Putin'in ruhunu ve gücünü restore ettiği Rus ordusunun ünü, birçok kişinin savaşın bir yıldırım savaşı olacağına inanmasına neden oldu. Bu bağlamda korkunç bir istihbarat başarısızlığından bahsedenler var. Rus istihbarat servislerinin Ukrayna rejiminin hızla çökeceği, Zelenskiy’nin boyun eğip gideceği, Kiev'in çabucak Rus ordusunun ya da başkentin boyun eğeceğini garanti edip güvenliğini satın alan Moskova'ya sadık bir adamın eline geçeceği tahmininde bulunduğu söyleniyor. Başlangıcından 6 ay sonra savaş, maliyetli ve uzayacak gibi görünüyor. Kırım'ı Rus-Ukrayna çatışmasına yeniden bağlayan son saldırılar, Rus savaş gemisi "Moskova"nın batırılması yarasına şüphesiz yeni bir yara ekledi. Rus ordusunun kontrol ettiği bölgelerdeki direniş operasyonları, çatışmaya başka bir boyut kazandırıyor. Batı silahları, Ukrayna ordusunun direnç gücünü katladı ve atış alanından daha uzak yerleri hedef almasına yardımcı oldu. Batılı uzmanların, Ukrayna ordusunu ezmekten aciz olan Rus ordusunun NATO ile doğrudan bir çatışmaya giremeyeceğine dair sözleri yeni bir yara açıyor. Yara ile birlikte Amerikan hegemonyasından kaçan Putin'in ülkesini Çin devine bağımlı hale getirdiği de söyleniyor.

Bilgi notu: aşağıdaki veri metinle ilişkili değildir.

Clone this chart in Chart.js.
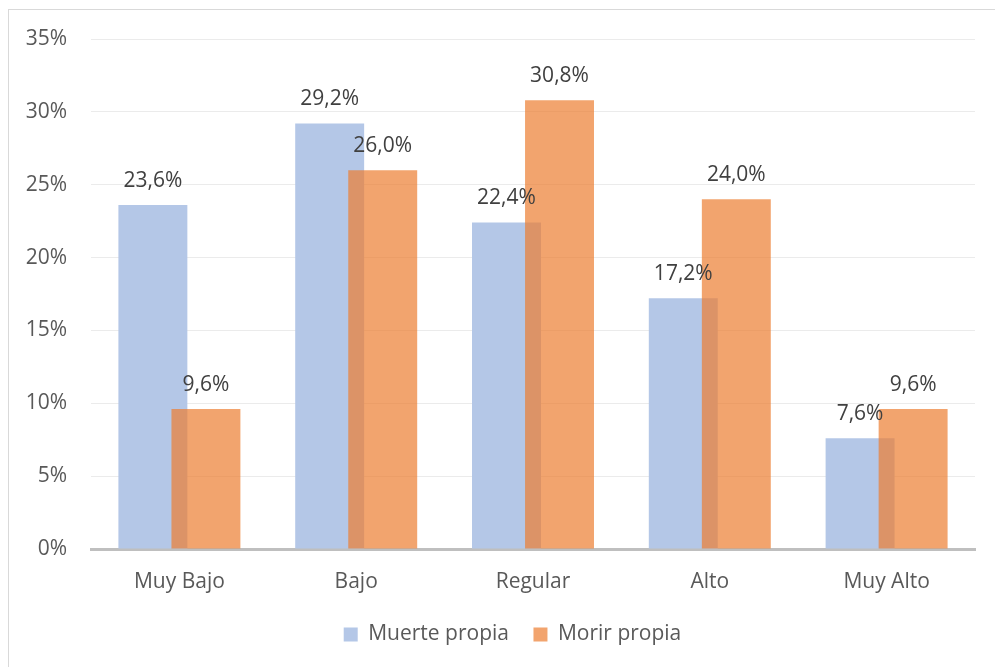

Putin, zaferden bahsetmesine olanak tanıyacak bir anlaşmayı dünyaya kabul ettirmek için sert Avrupa kışı üzerine bahis mi oynuyor? Büyük dönüşümü bugün tamamlamaya sıkı sıkı bağlı mı kalacak, yoksa onurlu bir çıkışı mı kabul edecek? Putin'in zafer kazandığı duygusuna kapılması tehlikeli. Yenildiği duygusuna kapılması ise daha da tehlikeli olacak. Dünyanın kaderi, bir adamın kafasından geçenlere bağlı ve dünya Dugin'in kanının ve Putin'in yaralarının bedelini ödemeli.